-- Source material start --

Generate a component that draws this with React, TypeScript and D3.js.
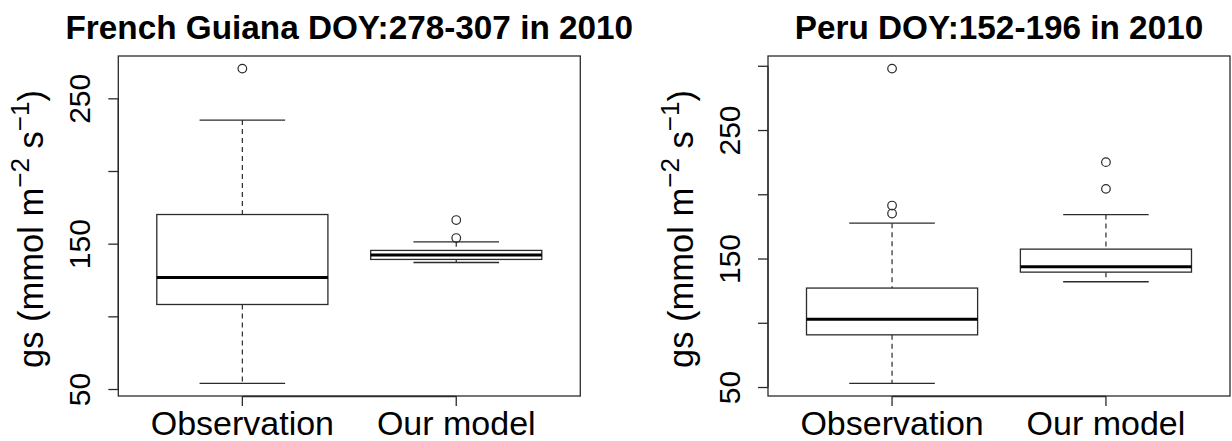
import { useEffect, useRef } from 'react';
import * as d3 from 'd3';

const groups = ['Observation', 'Our model'];

// French Guiana DOY:278-307 — box stats per group
const fgLower = [54.2, 137.4];
const fgQ1 = [108.5, 139.5];
const fgMedian = [127.1, 142.5];
const fgQ3 = [170.4, 145.7];
const fgUpper = [235.4, 151.6];
const fgOutliers = [[270.8], [154.2, 166.6]];

// Peru DOY:152-196
const peLower = [53.2, 132.3];
const peQ1 = [91.0, 139.8];
const peMedian = [103.2, 143.9];
const peQ3 = [127.4, 157.7];
const peUpper = [177.9, 184.6];
const peOutliers = [[298.2, 191.6, 185.4], [225.4, 204.6]];

const titles = ['French Guiana DOY:278-307 in 2010', 'Peru DOY:152-196 in 2010'];
const yTicks = [50, 100, 150, 200, 250, 300];
const yTickLabels = [50, 150, 250];

const FONT = '"Liberation Sans", Arial, Helvetica, sans-serif';

export default function App() {
    const svgRef = useRef(null);

    useEffect(() => {
        if (!svgRef.current) return;
        const svg = d3.select(svgRef.current);
        svg.selectAll('*').remove();

        const panels = [
            { left: 118.3, title: titles[0], lower: fgLower, q1: fgQ1, med: fgMedian, q3: fgQ3, upper: fgUpper, out: fgOutliers },
            { left: 768, title: titles[1], lower: peLower, q1: peQ1, med: peMedian, q3: peQ3, upper: peUpper, out: peOutliers },
        ];
        const plotW = 462;
        const top = 56;
        const bottom = 396;
        const ink = '#2b2b2b';

        panels.forEach((p) => {
            const g = svg.append('g');
            const allVals = [...p.lower, ...p.upper, ...p.out.flat()];
            const lo = d3.min(allVals);
            const hi = d3.max(allVals);
            const pad = (hi - lo) * 0.04;
            const y = d3.scaleLinear().domain([lo - pad, hi + pad]).range([bottom, top]);
            const x = d3.scaleLinear().domain([0.5 - 0.08, 2.5 + 0.08]).range([p.left, p.left + plotW]);
            const unit = x(2) - x(1);

            // plot frame
            g.append('rect')
                .attr('x', p.left).attr('y', top)
                .attr('width', plotW).attr('height', bottom - top)
                .attr('fill', 'none').attr('stroke', ink).attr('stroke-width', 1.3);

            groups.forEach((name, i) => {
                const cx = x(i + 1);
                const bw = unit * 0.8;
                const cw = bw / 2;
                // whiskers
                g.append('line')
                    .attr('x1', cx).attr('x2', cx)
                    .attr('y1', y(p.upper[i])).attr('y2', y(p.q3[i]))
                    .attr('stroke', ink).attr('stroke-width', 1.2).attr('stroke-dasharray', '5,4');
                g.append('line')
                    .attr('x1', cx).attr('x2', cx)
                    .attr('y1', y(p.q1[i])).attr('y2', y(p.lower[i]))
                    .attr('stroke', ink).attr('stroke-width', 1.2).attr('stroke-dasharray', '5,4');
                // caps
                [p.upper[i], p.lower[i]].forEach((v) => {
                    g.append('line')
                        .attr('x1', cx - cw / 2).attr('x2', cx + cw / 2)
                        .attr('y1', y(v)).attr('y2', y(v))
                        .attr('stroke', ink).attr('stroke-width', 1.3);
                });
                // box
                g.append('rect')
                    .attr('x', cx - bw / 2).attr('y', y(p.q3[i]))
                    .attr('width', bw).attr('height', y(p.q1[i]) - y(p.q3[i]))
                    .attr('fill', 'white').attr('stroke', ink).attr('stroke-width', 1.3);
                // median
                g.append('line')
                    .attr('x1', cx - bw / 2).attr('x2', cx + bw / 2)
                    .attr('y1', y(p.med[i])).attr('y2', y(p.med[i]))
                    .attr('stroke', '#000').attr('stroke-width', 3);
                // outliers
                p.out[i].forEach((v) => {
                    g.append('circle')
                        .attr('cx', cx).attr('cy', y(v)).attr('r', 4.3)
                        .attr('fill', 'none').attr('stroke', ink).attr('stroke-width', 1.2);
                });
                // x tick label
                g.append('text')
                    .attr('x', cx).attr('y', 435)
                    .attr('text-anchor', 'middle')
                    .attr('font-family', FONT).attr('font-size', 34)
                    .text(name);
            });

            // x axis line and ticks
            g.append('line')
                .attr('x1', x(1)).attr('x2', x(2))
                .attr('y1', bottom + 0.5).attr('y2', bottom + 0.5)
                .attr('stroke', ink).attr('stroke-width', 1.3);
            [1, 2].forEach((k) => {
                g.append('line')
                    .attr('x1', x(k)).attr('x2', x(k))
                    .attr('y1', bottom).attr('y2', bottom + 10)
                    .attr('stroke', ink).attr('stroke-width', 1.3);
            });

            // y axis
            const ticks = yTicks.filter((t) => t >= y.domain()[0] && t <= y.domain()[1]);
            g.append('line')
                .attr('x1', p.left).attr('x2', p.left)
                .attr('y1', y(d3.min(ticks))).attr('y2', y(d3.max(ticks)))
                .attr('stroke', ink).attr('stroke-width', 1.3);
            ticks.forEach((t) => {
                g.append('line')
                    .attr('x1', p.left - 10).attr('x2', p.left)
                    .attr('y1', y(t)).attr('y2', y(t))
                    .attr('stroke', ink).attr('stroke-width', 1.3);
            });
            yTickLabels.forEach((t) => {
                g.append('text')
                    .attr('transform', `translate(${p.left - 28.3},${y(t)}) rotate(-90)`)
                    .attr('text-anchor', 'middle')
                    .attr('font-family', FONT).attr('font-size', 30)
                    .text(t);
            });

            // y axis title
            const yl = g.append('text')
                .attr('transform', `translate(${p.left - 75},${(top + bottom) / 2 + 3}) rotate(-90)`)
                .attr('text-anchor', 'middle')
                .attr('font-family', FONT).attr('font-size', 34.5);
            yl.append('tspan').text('gs (mmol m');
            yl.append('tspan').attr('dy', -14).attr('font-size', 26).text('\u22122');
            yl.append('tspan').attr('dy', 14).text(' s');
            yl.append('tspan').attr('dy', -14).attr('font-size', 26).text('\u22121');
            yl.append('tspan').attr('dy', 14).text(')');

            // title
            g.append('text')
                .attr('x', p.left + plotW / 2).attr('y', 39)
                .attr('text-anchor', 'middle')
                .attr('font-family', FONT).attr('font-size', 33.3).attr('font-weight', 'bold')
                .text(p.title);
        });
    }, []);

    return (
        <svg
            ref={svgRef}
            width={1232}
            height={441}
            style={{ position: 'absolute', left: 0, top: 0, background: 'white' }}
        ></svg>
    );
}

-- Source material end --

## Written request
Set down the material exactly, every line of it, except for the pictures.

## Exercise result
Generate a component that draws this with React, TypeScript and D3.js.
import { useEffect, useRef } from 'react';
import * as d3 from 'd3';

const groups = ['Observation', 'Our model'];

// French Guiana DOY:278-307 — box stats per group
const fgLower = [54.2, 137.4];
const fgQ1 = [108.5, 139.5];
const fgMedian = [127.1, 142.5];
const fgQ3 = [170.4, 145.7];
const fgUpper = [235.4, 151.6];
const fgOutliers = [[270.8], [154.2, 166.6]];

// Peru DOY:152-196
const peLower = [53.2, 132.3];
const peQ1 = [91.0, 139.8];
const peMedian = [103.2, 143.9];
const peQ3 = [127.4, 157.7];
const peUpper = [177.9, 184.6];
const peOutliers = [[298.2, 191.6, 185.4], [225.4, 204.6]];

const titles = ['French Guiana DOY:278-307 in 2010', 'Peru DOY:152-196 in 2010'];
const yTicks = [50, 100, 150, 200, 250, 300];
const yTickLabels = [50, 150, 250];

const FONT = '"Liberation Sans", Arial, Helvetica, sans-serif';

export default function App() {
    const svgRef = useRef(null);

    useEffect(() => {
        if (!svgRef.current) return;
        const svg = d3.select(svgRef.current);
        svg.selectAll('*').remove();

        const panels = [
            { left: 118.3, title: titles[0], lower: fgLower, q1: fgQ1, med: fgMedian, q3: fgQ3, upper: fgUpper, out: fgOutliers },
            { left: 768, title: titles[1], lower: peLower, q1: peQ1, med: peMedian, q3: peQ3, upper: peUpper, out: peOutliers },
        ];
        const plotW = 462;
        const top = 56;
        const bottom = 396;
        const ink = '#2b2b2b';

        panels.forEach((p) => {
            const g = svg.append('g');
            const allVals = [...p.lower, ...p.upper, ...p.out.flat()];
            const lo = d3.min(allVals);
            const hi = d3.max(allVals);
            const pad = (hi - lo) * 0.04;
            const y = d3.scaleLinear().domain([lo - pad, hi + pad]).range([bottom, top]);
            const x = d3.scaleLinear().domain([0.5 - 0.08, 2.5 + 0.08]).range([p.left, p.left + plotW]);
            const unit = x(2) - x(1);

            // plot frame
            g.append('rect')
                .attr('x', p.left).attr('y', top)
                .attr('width', plotW).attr('height', bottom - top)
                .attr('fill', 'none').attr('stroke', ink).attr('stroke-width', 1.3);

            groups.forEach((name, i) => {
                const cx = x(i + 1);
                const bw = unit * 0.8;
                const cw = bw / 2;
                // whiskers
                g.append('line')
                    .attr('x1', cx).attr('x2', cx)
                    .attr('y1', y(p.upper[i])).attr('y2', y(p.q3[i]))
                    .attr('stroke', ink).attr('stroke-width', 1.2).attr('stroke-dasharray', '5,4');
                g.append('line')
                    .attr('x1', cx).attr('x2', cx)
                    .attr('y1', y(p.q1[i])).attr('y2', y(p.lower[i]))
                    .attr('stroke', ink).attr('stroke-width', 1.2).attr('stroke-dasharray', '5,4');
                // caps
                [p.upper[i], p.lower[i]].forEach((v) => {
                    g.append('line')
                        .attr('x1', cx - cw / 2).attr('x2', cx + cw / 2)
                        .attr('y1', y(v)).attr('y2', y(v))
                        .attr('stroke', ink).attr('stroke-width', 1.3);
                });
                // box
                g.append('rect')
                    .attr('x', cx - bw / 2).attr('y', y(p.q3[i]))
                    .attr('width', bw).attr('height', y(p.q1[i]) - y(p.q3[i]))
                    .attr('fill', 'white').attr('stroke', ink).attr('stroke-width', 1.3);
                // median
                g.append('line')
                    .attr('x1', cx - bw / 2).attr('x2', cx + bw / 2)
                    .attr('y1', y(p.med[i])).attr('y2', y(p.med[i]))
                    .attr('stroke', '#000').attr('stroke-width', 3);
                // outliers
                p.out[i].forEach((v) => {
                    g.append('circle')
                        .attr('cx', cx).attr('cy', y(v)).attr('r', 4.3)
                        .attr('fill', 'none').attr('stroke', ink).attr('stroke-width', 1.2);
                });
                // x tick label
                g.append('text')
                    .attr('x', cx).attr('y', 435)
                    .attr('text-anchor', 'middle')
                    .attr('font-family', FONT).attr('font-size', 34)
                    .text(name);
            });

            // x axis line and ticks
            g.append('line')
                .attr('x1', x(1)).attr('x2', x(2))
                .attr('y1', bottom + 0.5).attr('y2', bottom + 0.5)
                .attr('stroke', ink).attr('stroke-width', 1.3);
            [1, 2].forEach((k) => {
                g.append('line')
                    .attr('x1', x(k)).attr('x2', x(k))
                    .attr('y1', bottom).attr('y2', bottom + 10)
                    .attr('stroke', ink).attr('stroke-width', 1.3);
            });

            // y axis
            const ticks = yTicks.filter((t) => t >= y.domain()[0] && t <= y.domain()[1]);
            g.append('line')
                .attr('x1', p.left).attr('x2', p.left)
                .attr('y1', y(d3.min(ticks))).attr('y2', y(d3.max(ticks)))
                .attr('stroke', ink).attr('stroke-width', 1.3);
            ticks.forEach((t) => {
                g.append('line')
                    .attr('x1', p.left - 10).attr('x2', p.left)
                    .attr('y1', y(t)).attr('y2', y(t))
                    .attr('stroke', ink).attr('stroke-width', 1.3);
            });
            yTickLabels.forEach((t) => {
                g.append('text')
                    .attr('transform', `translate(${p.left - 28.3},${y(t)}) rotate(-90)`)
                    .attr('text-anchor', 'middle')
                    .attr('font-family', FONT).attr('font-size', 30)
                    .text(t);
            });

            // y axis title
            const yl = g.append('text')
                .attr('transform', `translate(${p.left - 75},${(top + bottom) / 2 + 3}) rotate(-90)`)
                .attr('text-anchor', 'middle')
                .attr('font-family', FONT).attr('font-size', 34.5);
            yl.append('tspan').text('gs (mmol m');
            yl.append('tspan').attr('dy', -14).attr('font-size', 26).text('\u22122');
            yl.append('tspan').attr('dy', 14).text(' s');
            yl.append('tspan').attr('dy', -14).attr('font-size', 26).text('\u22121');
            yl.append('tspan').attr('dy', 14).text(')');

            // title
            g.append('text')
                .attr('x', p.left + plotW / 2).attr('y', 39)
                .attr('text-anchor', 'middle')
                .attr('font-family', FONT).attr('font-size', 33.3).attr('font-weight', 'bold')
                .text(p.title);
        });
    }, []);

    return (
        <svg
            ref={svgRef}
            width={1232}
            height={441}
            style={{ position: 'absolute', left: 0, top: 0, background: 'white' }}
        ></svg>
    );
}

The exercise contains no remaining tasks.